Give the data below again, word for word.

· · · ·

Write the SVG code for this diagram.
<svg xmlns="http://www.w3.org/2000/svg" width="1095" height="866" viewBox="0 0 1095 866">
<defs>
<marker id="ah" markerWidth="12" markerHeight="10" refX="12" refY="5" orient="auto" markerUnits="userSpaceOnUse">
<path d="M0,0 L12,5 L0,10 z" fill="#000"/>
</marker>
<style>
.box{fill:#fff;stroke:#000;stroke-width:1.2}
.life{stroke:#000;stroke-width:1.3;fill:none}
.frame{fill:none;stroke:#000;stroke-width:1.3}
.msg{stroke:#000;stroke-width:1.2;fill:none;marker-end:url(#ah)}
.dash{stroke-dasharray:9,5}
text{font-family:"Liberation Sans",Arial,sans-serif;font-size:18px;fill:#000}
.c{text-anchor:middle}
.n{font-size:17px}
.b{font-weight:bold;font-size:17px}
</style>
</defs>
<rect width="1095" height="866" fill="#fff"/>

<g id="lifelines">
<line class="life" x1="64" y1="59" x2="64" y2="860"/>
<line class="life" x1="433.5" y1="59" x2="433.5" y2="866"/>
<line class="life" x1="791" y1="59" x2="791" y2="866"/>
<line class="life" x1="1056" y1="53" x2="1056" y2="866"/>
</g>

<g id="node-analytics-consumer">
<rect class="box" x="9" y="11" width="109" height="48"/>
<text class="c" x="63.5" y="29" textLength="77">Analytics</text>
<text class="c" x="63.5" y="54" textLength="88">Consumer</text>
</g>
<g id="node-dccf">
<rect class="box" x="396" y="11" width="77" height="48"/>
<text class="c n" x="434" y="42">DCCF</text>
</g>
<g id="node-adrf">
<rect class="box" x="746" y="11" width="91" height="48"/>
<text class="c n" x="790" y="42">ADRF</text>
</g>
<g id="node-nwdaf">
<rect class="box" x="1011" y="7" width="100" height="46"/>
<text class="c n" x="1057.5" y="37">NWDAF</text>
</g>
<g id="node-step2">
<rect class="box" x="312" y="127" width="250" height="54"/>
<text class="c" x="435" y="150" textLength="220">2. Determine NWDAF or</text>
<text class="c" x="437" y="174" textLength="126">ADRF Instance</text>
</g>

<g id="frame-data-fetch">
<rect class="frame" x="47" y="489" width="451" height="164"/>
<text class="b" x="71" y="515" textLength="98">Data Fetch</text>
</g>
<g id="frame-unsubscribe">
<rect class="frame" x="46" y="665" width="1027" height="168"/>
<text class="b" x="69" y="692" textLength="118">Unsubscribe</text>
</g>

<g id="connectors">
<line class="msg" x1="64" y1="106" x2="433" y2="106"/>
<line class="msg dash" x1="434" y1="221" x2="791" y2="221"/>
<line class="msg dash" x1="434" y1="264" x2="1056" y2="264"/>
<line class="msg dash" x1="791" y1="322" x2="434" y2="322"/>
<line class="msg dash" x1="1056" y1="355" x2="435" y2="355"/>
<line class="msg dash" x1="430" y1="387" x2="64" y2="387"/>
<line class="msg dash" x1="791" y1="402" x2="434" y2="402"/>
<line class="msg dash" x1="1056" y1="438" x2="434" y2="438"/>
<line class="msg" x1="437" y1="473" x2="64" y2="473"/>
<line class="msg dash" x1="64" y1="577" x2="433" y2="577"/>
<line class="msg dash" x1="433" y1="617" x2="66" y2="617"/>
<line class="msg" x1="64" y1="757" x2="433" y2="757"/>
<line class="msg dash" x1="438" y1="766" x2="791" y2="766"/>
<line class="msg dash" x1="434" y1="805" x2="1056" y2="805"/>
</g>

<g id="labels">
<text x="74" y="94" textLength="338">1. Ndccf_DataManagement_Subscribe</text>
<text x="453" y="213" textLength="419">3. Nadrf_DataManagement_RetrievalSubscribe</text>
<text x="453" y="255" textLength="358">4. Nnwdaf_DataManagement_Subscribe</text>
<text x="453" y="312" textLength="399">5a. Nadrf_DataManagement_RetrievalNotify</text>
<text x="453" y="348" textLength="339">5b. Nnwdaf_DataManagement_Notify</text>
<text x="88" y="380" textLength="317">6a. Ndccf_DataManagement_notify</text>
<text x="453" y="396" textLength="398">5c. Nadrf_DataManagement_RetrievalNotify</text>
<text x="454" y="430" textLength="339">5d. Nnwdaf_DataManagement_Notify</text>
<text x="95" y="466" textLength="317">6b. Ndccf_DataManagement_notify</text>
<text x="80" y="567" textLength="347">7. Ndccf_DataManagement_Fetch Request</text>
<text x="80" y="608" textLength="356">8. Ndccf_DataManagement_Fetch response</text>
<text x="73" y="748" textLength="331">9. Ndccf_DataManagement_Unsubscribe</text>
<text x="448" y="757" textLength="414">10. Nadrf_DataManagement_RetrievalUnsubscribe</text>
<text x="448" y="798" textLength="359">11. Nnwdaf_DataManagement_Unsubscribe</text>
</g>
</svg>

· · · ·

▸ **FULL RESPONSE**
Write the SVG code for this diagram.
<svg xmlns="http://www.w3.org/2000/svg" width="1095" height="866" viewBox="0 0 1095 866">
<defs>
<marker id="ah" markerWidth="12" markerHeight="10" refX="12" refY="5" orient="auto" markerUnits="userSpaceOnUse">
<path d="M0,0 L12,5 L0,10 z" fill="#000"/>
</marker>
<style>
.box{fill:#fff;stroke:#000;stroke-width:1.2}
.life{stroke:#000;stroke-width:1.3;fill:none}
.frame{fill:none;stroke:#000;stroke-width:1.3}
.msg{stroke:#000;stroke-width:1.2;fill:none;marker-end:url(#ah)}
.dash{stroke-dasharray:9,5}
text{font-family:"Liberation Sans",Arial,sans-serif;font-size:18px;fill:#000}
.c{text-anchor:middle}
.n{font-size:17px}
.b{font-weight:bold;font-size:17px}
</style>
</defs>
<rect width="1095" height="866" fill="#fff"/>

<g id="lifelines">
<line class="life" x1="64" y1="59" x2="64" y2="860"/>
<line class="life" x1="433.5" y1="59" x2="433.5" y2="866"/>
<line class="life" x1="791" y1="59" x2="791" y2="866"/>
<line class="life" x1="1056" y1="53" x2="1056" y2="866"/>
</g>

<g id="node-analytics-consumer">
<rect class="box" x="9" y="11" width="109" height="48"/>
<text class="c" x="63.5" y="29" textLength="77">Analytics</text>
<text class="c" x="63.5" y="54" textLength="88">Consumer</text>
</g>
<g id="node-dccf">
<rect class="box" x="396" y="11" width="77" height="48"/>
<text class="c n" x="434" y="42">DCCF</text>
</g>
<g id="node-adrf">
<rect class="box" x="746" y="11" width="91" height="48"/>
<text class="c n" x="790" y="42">ADRF</text>
</g>
<g id="node-nwdaf">
<rect class="box" x="1011" y="7" width="100" height="46"/>
<text class="c n" x="1057.5" y="37">NWDAF</text>
</g>
<g id="node-step2">
<rect class="box" x="312" y="127" width="250" height="54"/>
<text class="c" x="435" y="150" textLength="220">2. Determine NWDAF or</text>
<text class="c" x="437" y="174" textLength="126">ADRF Instance</text>
</g>

<g id="frame-data-fetch">
<rect class="frame" x="47" y="489" width="451" height="164"/>
<text class="b" x="71" y="515" textLength="98">Data Fetch</text>
</g>
<g id="frame-unsubscribe">
<rect class="frame" x="46" y="665" width="1027" height="168"/>
<text class="b" x="69" y="692" textLength="118">Unsubscribe</text>
</g>

<g id="connectors">
<line class="msg" x1="64" y1="106" x2="433" y2="106"/>
<line class="msg dash" x1="434" y1="221" x2="791" y2="221"/>
<line class="msg dash" x1="434" y1="264" x2="1056" y2="264"/>
<line class="msg dash" x1="791" y1="322" x2="434" y2="322"/>
<line class="msg dash" x1="1056" y1="355" x2="435" y2="355"/>
<line class="msg dash" x1="430" y1="387" x2="64" y2="387"/>
<line class="msg dash" x1="791" y1="402" x2="434" y2="402"/>
<line class="msg dash" x1="1056" y1="438" x2="434" y2="438"/>
<line class="msg" x1="437" y1="473" x2="64" y2="473"/>
<line class="msg dash" x1="64" y1="577" x2="433" y2="577"/>
<line class="msg dash" x1="433" y1="617" x2="66" y2="617"/>
<line class="msg" x1="64" y1="757" x2="433" y2="757"/>
<line class="msg dash" x1="438" y1="766" x2="791" y2="766"/>
<line class="msg dash" x1="434" y1="805" x2="1056" y2="805"/>
</g>

<g id="labels">
<text x="74" y="94" textLength="338">1. Ndccf_DataManagement_Subscribe</text>
<text x="453" y="213" textLength="419">3. Nadrf_DataManagement_RetrievalSubscribe</text>
<text x="453" y="255" textLength="358">4. Nnwdaf_DataManagement_Subscribe</text>
<text x="453" y="312" textLength="399">5a. Nadrf_DataManagement_RetrievalNotify</text>
<text x="453" y="348" textLength="339">5b. Nnwdaf_DataManagement_Notify</text>
<text x="88" y="380" textLength="317">6a. Ndccf_DataManagement_notify</text>
<text x="453" y="396" textLength="398">5c. Nadrf_DataManagement_RetrievalNotify</text>
<text x="454" y="430" textLength="339">5d. Nnwdaf_DataManagement_Notify</text>
<text x="95" y="466" textLength="317">6b. Ndccf_DataManagement_notify</text>
<text x="80" y="567" textLength="347">7. Ndccf_DataManagement_Fetch Request</text>
<text x="80" y="608" textLength="356">8. Ndccf_DataManagement_Fetch response</text>
<text x="73" y="748" textLength="331">9. Ndccf_DataManagement_Unsubscribe</text>
<text x="448" y="757" textLength="414">10. Nadrf_DataManagement_RetrievalUnsubscribe</text>
<text x="448" y="798" textLength="359">11. Nnwdaf_DataManagement_Unsubscribe</text>
</g>
</svg>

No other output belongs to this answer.